Office of Hamas leader Yahya Sinwar in Gaza says agreement has been reached to ‘end aggression against our people’.
Hamas, the Palestinian group running the besieged Gaza Strip, has announced it has reached a Qatari-mediated deal to end the latest escalation of violence with Israel.
After talks with Qatari envoy Mohammed el-Emadi, “an understanding was reached to rein in the latest escalation and end [Israeli] aggression against our people”, the office of Hamas leader Yahya Sinwar said on Monday.
There was no immediate comment by Israel.
The Israeli army has carried out attacks on Gaza almost daily since August 6 in what it says is a response to the airborne incendiary devices and, less frequently, rockets launched into southern Israel.
The fire balloons are widely seen as an attempt by Hamas to improve the terms of an informal truce under which Israel committed to easing its 13-year-old crippling blockade in return for calm.
But so far, Israel’s response has been to tighten the blockade.
It has banned Gaza fishermen from going to sea and closed its goods crossing with the territory, prompting the closure of the Palestinian territory’s sole power plant for want of fuel.
What Hamas says about the agreement is that it will stop incendiary balloon launches as well as what it calls its night-time confusion operations where groups go along the fence and throw explosives and cause disruption,” said Al Jazeera’s Harry Fawcett, reporting from Jerusalem.
“In return, it says that Israel is undertaking to go back to the pre-escalation situation which means allowing fishermen out into the Mediterranean, easing the restriction on goods coming in and also presumably the restoration of fuel supplies to Gaza’s only power station.”

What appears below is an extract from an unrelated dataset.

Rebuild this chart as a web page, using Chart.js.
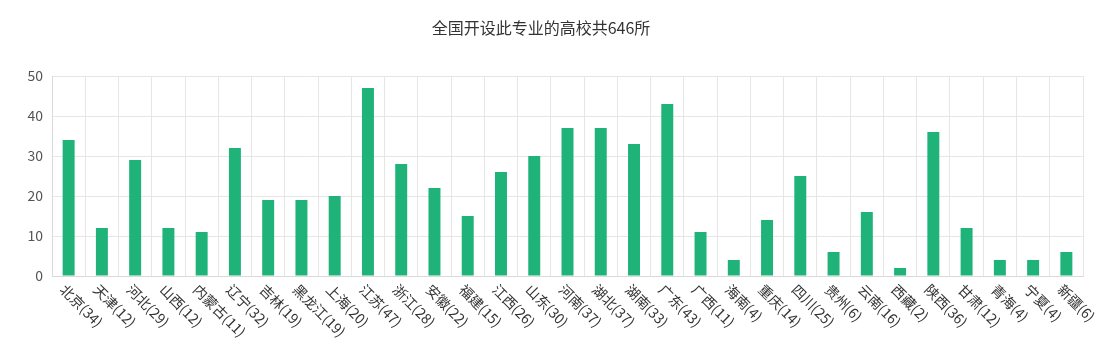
<!DOCTYPE html>
<html><head><meta charset="utf-8">
<script src="https://cdn.jsdelivr.net/npm/chart.js@4/dist/chart.umd.min.js"></script>
<style>html,body{margin:0;padding:0;background:#fff}#wrap{width:1111px;height:343px;position:relative}</style>
</head><body><div id="wrap"><canvas id="c" width="1111" height="343"></canvas></div>
<script>
const titleText = '全国开设此专业的高校共646所';
const provinces = ['北京','天津','河北','山西','内蒙古','辽宁','吉林','黑龙江','上海','江苏','浙江','安徽','福建','江西','山东','河南','湖北','湖南','广东','广西','海南','重庆','四川','贵州','云南','西藏','陕西','甘肃','青海','宁夏','新疆'];
const counts = [34,12,29,12,11,32,19,19,20,47,28,22,15,26,30,37,37,33,43,11,4,14,25,6,16,2,36,12,4,4,6];
const categories = provinces.map((p,i)=>p+'('+counts[i]+')');
const yTicks = [0,10,20,30,40,50];

const FONT = '"Noto Sans CJK SC", "Noto Sans", sans-serif';

const labelPlugin = {
  id:'rotLabels',
  afterDraw(chart){
    const ctx = chart.ctx, xs = chart.scales.x;
    ctx.save();
    ctx.font = '14px ' + FONT;
    ctx.fillStyle = '#333';
    ctx.textAlign = 'left';
    ctx.textBaseline = 'middle';
    categories.forEach((lab,i)=>{
      const x = xs.getPixelForTick(i);
      ctx.save();
      ctx.translate(x - 6, xs.top + 11);
      ctx.rotate(Math.PI/4);
      ctx.fillText(lab, 0, 0);
      ctx.restore();
    });
    ctx.fillStyle = '#333';
    ctx.font = '16px ' + FONT;
    ctx.textAlign = 'center';
    ctx.fillText(titleText, 541, 28);
    ctx.restore();
  }
};

new Chart(document.getElementById('c'), {
  type:'bar',
  data:{labels:categories, datasets:[{data:counts, backgroundColor:'#1fb37a', barPercentage:0.36, categoryPercentage:1}]},
  options:{
    responsive:false, animation:false,
    layout:{padding:{top:76,bottom:67,left:0,right:28}},
    plugins:{legend:{display:false}, tooltip:{enabled:false}, title:{display:false}},
    scales:{
      x:{grid:{color:'#e6e6e6', offset:true, drawTicks:false}, border:{color:'#d9d9d9'}, ticks:{display:false}},
      y:{min:0,max:50, afterFit(s){s.width=52;}, afterBuildTicks(s){s.ticks=yTicks.map(v=>({value:v}));},
         grid:{color:'#e6e6e6', drawTicks:false}, border:{color:'#d9d9d9'},
         ticks:{padding:9, color:'#555', font:{size:14, family:FONT}}}
    }
  },
  plugins:[labelPlugin]
});
</script></body></html>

Monday’s announcement came amid a flurry diplomatic activity from Qatar whose envoy delivered the latest tranche of $30m in aid Gaza before holding talks with Israeli officials in Tel Aviv.

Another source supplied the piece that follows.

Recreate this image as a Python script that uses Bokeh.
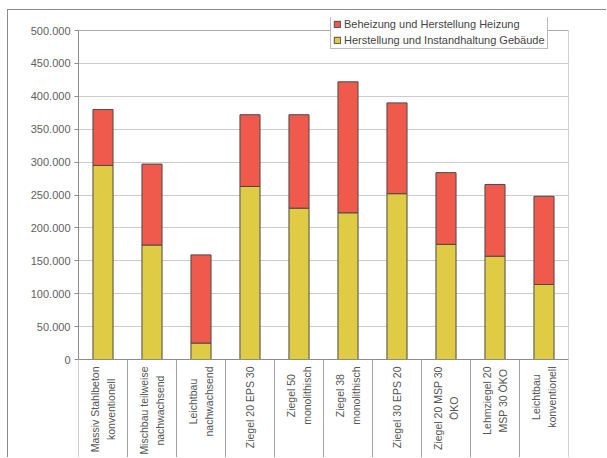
from math import pi

from bokeh.core.properties import value
from bokeh.embed import file_html
from bokeh.models import ColumnDataSource, FactorRange, FixedTicker, Legend, LegendItem, Range1d
from bokeh.plotting import figure
from bokeh.resources import INLINE

# Building variants (axis labels, line breaks as printed)
categories = [
    "Massiv Stahlbeton\nkonventionell",
    "Mischbau teilweise\nnachwachsend",
    "Leichtbau\nnachwachsend",
    "Ziegel 20 EPS 30",
    "Ziegel 50\nmonolithisch",
    "Ziegel 38\nmonolithisch",
    "Ziegel 30 EPS 20",
    "Ziegel 20 MSP 30\nÖKO",
    "Lehmziegel 20\nMSP 30 ÖKO",
    "Leichtbau\nkonventionell",
]

# Herstellung und Instandhaltung Gebäude (lower segment)
gebaeude = [295000, 174000, 25000, 263000, 230000, 223000, 252000, 175000, 157000, 114000]
# Beheizung und Herstellung Heizung (upper segment)
heizung = [85000, 123000, 134000, 109000, 142000, 199000, 138000, 109000, 109000, 134000]

y_ticks = [0, 50000, 100000, 150000, 200000, 250000, 300000, 350000, 400000, 450000, 500000]
y_tick_labels = ["0", "50.000", "100.000", "150.000", "200.000", "250.000",
                 "300.000", "350.000", "400.000", "450.000", "500.000"]

series_labels = ["Herstellung und Instandhaltung Gebäude", "Beheizung und Herstellung Heizung"]

FONT = "Liberation Sans"
RED = "#ef5a4c"
YELLOW = "#dfcb44"
EDGE = "#4a4a4a"
AXIS_GREY = "#8c8c8c"

# Vertical layout in pixels: the frame also holds the legend strip on top
# and the category label band below the zero line.
FRAME_TOP = 7
FRAME_H = 441
ZERO_FROM_TOP = 342
PX_PER_MAX = 329          # pixels between 0 and Y_MAX
Y_MAX = 500000
y_top = Y_MAX * ZERO_FROM_TOP / PX_PER_MAX
y_min = -Y_MAX * (FRAME_H - ZERO_FROM_TOP) / PX_PER_MAX

src = ColumnDataSource(dict(cat=categories, gebaeude=gebaeude, heizung=heizung))

p = figure(
    width=599, height=448,
    x_range=FactorRange(*categories),
    y_range=Range1d(y_min, y_top),
    x_axis_location=None,
    output_backend="svg",
    toolbar_location=None,
    min_border_left=70, min_border_right=39, min_border_top=FRAME_TOP, min_border_bottom=0,
)
p.margin = (9, 0, 0, 7)
p.styles = {"border-top": "1px solid #8a8a8a", "border-left": "1px solid #8a8a8a"}
p.outline_line_color = None
p.background_fill_color = "white"
p.border_fill_color = "white"

# grid
p.xgrid.visible = False
p.ygrid.ticker = FixedTicker(ticks=y_ticks)
p.ygrid.grid_line_color = "#cbcbcb"
p.ygrid.grid_line_width = 1

# y axis
yax = p.yaxis[0]
yax.ticker = FixedTicker(ticks=y_ticks)
yax.major_label_overrides = dict(zip(y_ticks, y_tick_labels))
yax.bounds = (0, Y_MAX)
yax.axis_line_color = AXIS_GREY
yax.major_tick_line_color = AXIS_GREY
yax.major_tick_out = 4
yax.major_tick_in = 0
yax.minor_tick_line_color = None
yax.major_label_standoff = 4
yax.major_label_text_font = FONT
yax.major_label_text_font_size = "11px"
yax.major_label_text_color = "#5e5e5e"

# stacked bars
r_geb, r_heiz = p.vbar_stack(
    ["gebaeude", "heizung"], x="cat", width=0.41, source=src,
    fill_color=[YELLOW, RED], line_color=EDGE, line_width=1,
)

# category separators running through the label band, the right frame edge,
# and the top edge of the plot area
n = len(categories)
bounds = list(range(n + 1))
p.segment(x0=bounds, y0=[y_min] * (n + 1), x1=bounds,
          y1=[0] * n + [Y_MAX], line_color="#a2a2a2", line_width=1)
p.segment(x0=[0, 0], y0=[0, Y_MAX], x1=[n, n], y1=[0, Y_MAX],
          line_color=[AXIS_GREY, "#a8a8a8"], line_width=1)

# rotated category labels, hanging from the zero line
p.text(
    x="cat", y=0, text="cat", source=src,
    angle=pi / 2, anchor="center_right", text_align="center", text_baseline="middle",
    y_offset=7, text_font=value(FONT), text_font_size="10.5px",
    text_color="#555555", text_line_height=1.35,
)

legend = Legend(
    items=[
        LegendItem(label=series_labels[1], renderers=[r_heiz]),
        LegendItem(label=series_labels[0], renderers=[r_geb]),
    ],
    location=(252, 409),
    orientation="vertical",
    glyph_width=8, glyph_height=8,
    label_height=12, label_standoff=3,
    spacing=4, padding=2, margin=0,
    label_text_font=FONT, label_text_font_size="11px", label_text_color="#444444",
    border_line_color="#7a7a7a", border_line_width=1,
    background_fill_color="white", background_fill_alpha=1.0,
)
p.add_layout(legend)

open("out.html", "w").write(file_html(p, INLINE))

Sources close to the Qatari delegation said the Israelis told al-Emadi they were willing to resume fuel deliveries for the power plant and ease their blockade – if there was an end to the fire balloons.
Financial aid for the impoverished territory from gas-rich Qatar has been a major component of the latest truce first agreed in November 2018 and renewed several times since.
Mediation efforts have grown more urgent in recent days as authorities in Gaza have detected the first cases of local transmission of the coronavirus. Hamas has imposed a lockdown in the coastal enclave, which is home to two million Palestinians.
Israel and Egypt imposed a blockade on Gaza after Hamas seized power from rival Palestinian forces in 2007. Israel says the blockade is needed to keep Hamas from expanding its arsenal, but critics view it as a form of collective punishment.
Israel and Hamas have fought three wars and several smaller battles since the closure was imposed.
The restrictions have pushed Gaza’s economy to the brink of collapse, leaving more than half the population unemployed, and years of war and isolation have left the healthcare system ill-equipped to cope with a major outbreak.